My journal from a month ago to the day - it hardly seems possible. Much was rekindled yesterday by meeting Gaynor in London and catching up, as well as making tentative steps towards a new challenge... yes, really.
Day 5 - a magical Dr Zuess type of a day today. Totally surreal, but in a good way.
We left Per Nils, after a few stories and being shown around his barn full of bits of reindeer and reindeer related artifacts. He loves being centre stage and had us in stitches at times with tales of bear hunting and assuring us that the best way to scare a bear was for 'the ladies to be dropping their trousers'. The next moment he had us in tears with stories of herdsmen losing their animals and their honour. He knows how to tell a tale, that much is certain.
After my day of braking yesterday Miloš and Gaynor decided to give my dogs the other kind of break and moved me forward in line to travel behind Richard which gave me a totally different experience. Although I still had to brake, there were times when I was able to travel with both my feet on the runners for long periods of time. Bliss.
The landscape had developed too, there had been heavy snowfall overnight and the trees were droopy and Zuessy wherever we went in the wooded areas. The sun was entirely sliver too, we cast strange moon shadows on the snow as the low sun bleached all the colour from the sky. The angle of the sun also caused a twinkling phenominum, which we hadn't experienced before as we crossed a huge frozen lake, catching the little indentations in the snow.

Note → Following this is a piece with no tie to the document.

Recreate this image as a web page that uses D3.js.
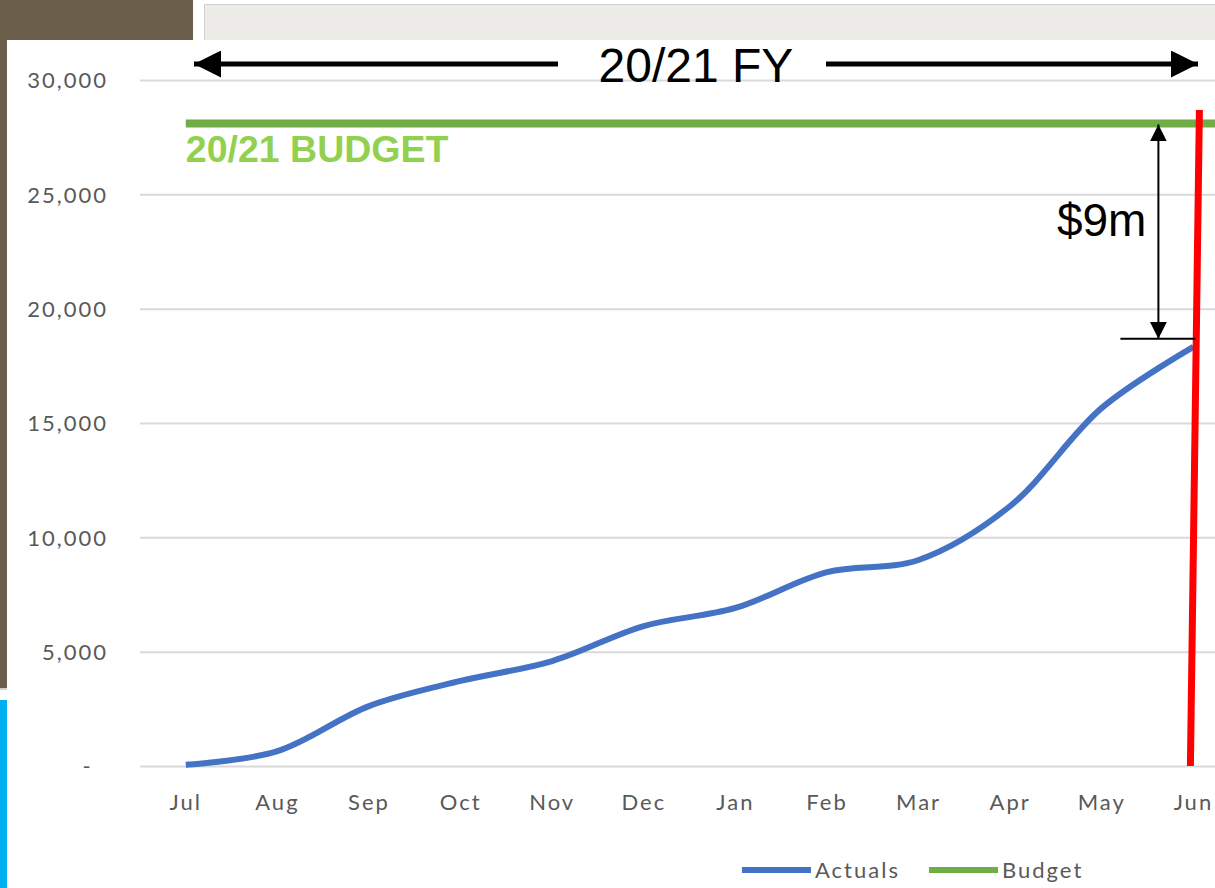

Today we also met other people for the first time - most peculiar to see other humans in the wasteland. The leaders of both teams conferred and for some reason it was decided that we would circumnavigate them and a snowmobile, which was travelling with them, came forward to create an alternative, crescent shaped route (narrowly missing one of Miloš's dogs). Miloš led his dogs through and Richard's began to follow into the thigh deep snow, as if they were swimming through treacle, until one decided to go and investigate the other line of stationary sleds. This made it impossible for Richard to turn them and it was clear that he was not happy to lead them so I weighed anchor and jumped into the snow, which was even deeper that I had expected, to lead them back around. At this stage that I thanked the training sheet, with lists of squats, lunges and planks as all my strength was needed. Miloš had made it look deceptively easy. During this time the other team had been content to stand and watch our efforts as we did all the work, but when my team decided that they would follow me to the ends of the earth and Uno managed to pull out my insufficiently weighed anchor, one of them finally helped by stopping the Brothers Grimm and holding them till I was able to get back to them and pull them all the way around. I had not felt well at the beginning of the day and I felt even less so after this.
Having lost time over the shenanigans we made the decision, at the lunch stop, to thaw ourselves out and Miloš and Gaynor built a fire pit in the snow and cooked up some frozen salmon in a soupy liquid with some veg. I rather covet Miloš's tripod cooking stand and think I shall have to have one for cooking at the sheep shed in the summer. This decision also meant that we would be driving to the Basic lodge in the dark; a decision that had to be made in consultation with the whole team. Whilst there were concerns about the prospect of navigating what we knew was a twisting, turning route by the light of the moon, everyone felt confident enough and trusted the leaders enough by this stage to go for it and I was delighted as it would be our only chance. We all needed to get properly warm too.
It was an experience I will never forget. The visibility was pretty good as the moon was clear and we had head torches, but soon my eyelids froze as I had taken off my snow glasses, which have dark lenses. My lids stuck together at the corners which meant that I had to trust my dogs' judgement and look for movement of their heads, as Uno always turned back to tell me if the line was getting slack or they needed support. We reached the lodge with even more respect for our fearless dogs, who had ensured that we made it safely, and feeling pleased that Miloš had trusted us to make the decision, which none of us regretted. The familiar sight of the cabin we had stayed in 2 nights before was the icing on the cake. Knowing the layout in the dark meant we didn't have to fumble about whilst getting water and lighting fires and Alice was cajoled into cooking again as she had done such a good job in the cramped cooking space. I'm in the same bunk/shelf so I am also prepared to fall asleep in the fug of the upper level, only to wake freezing cold.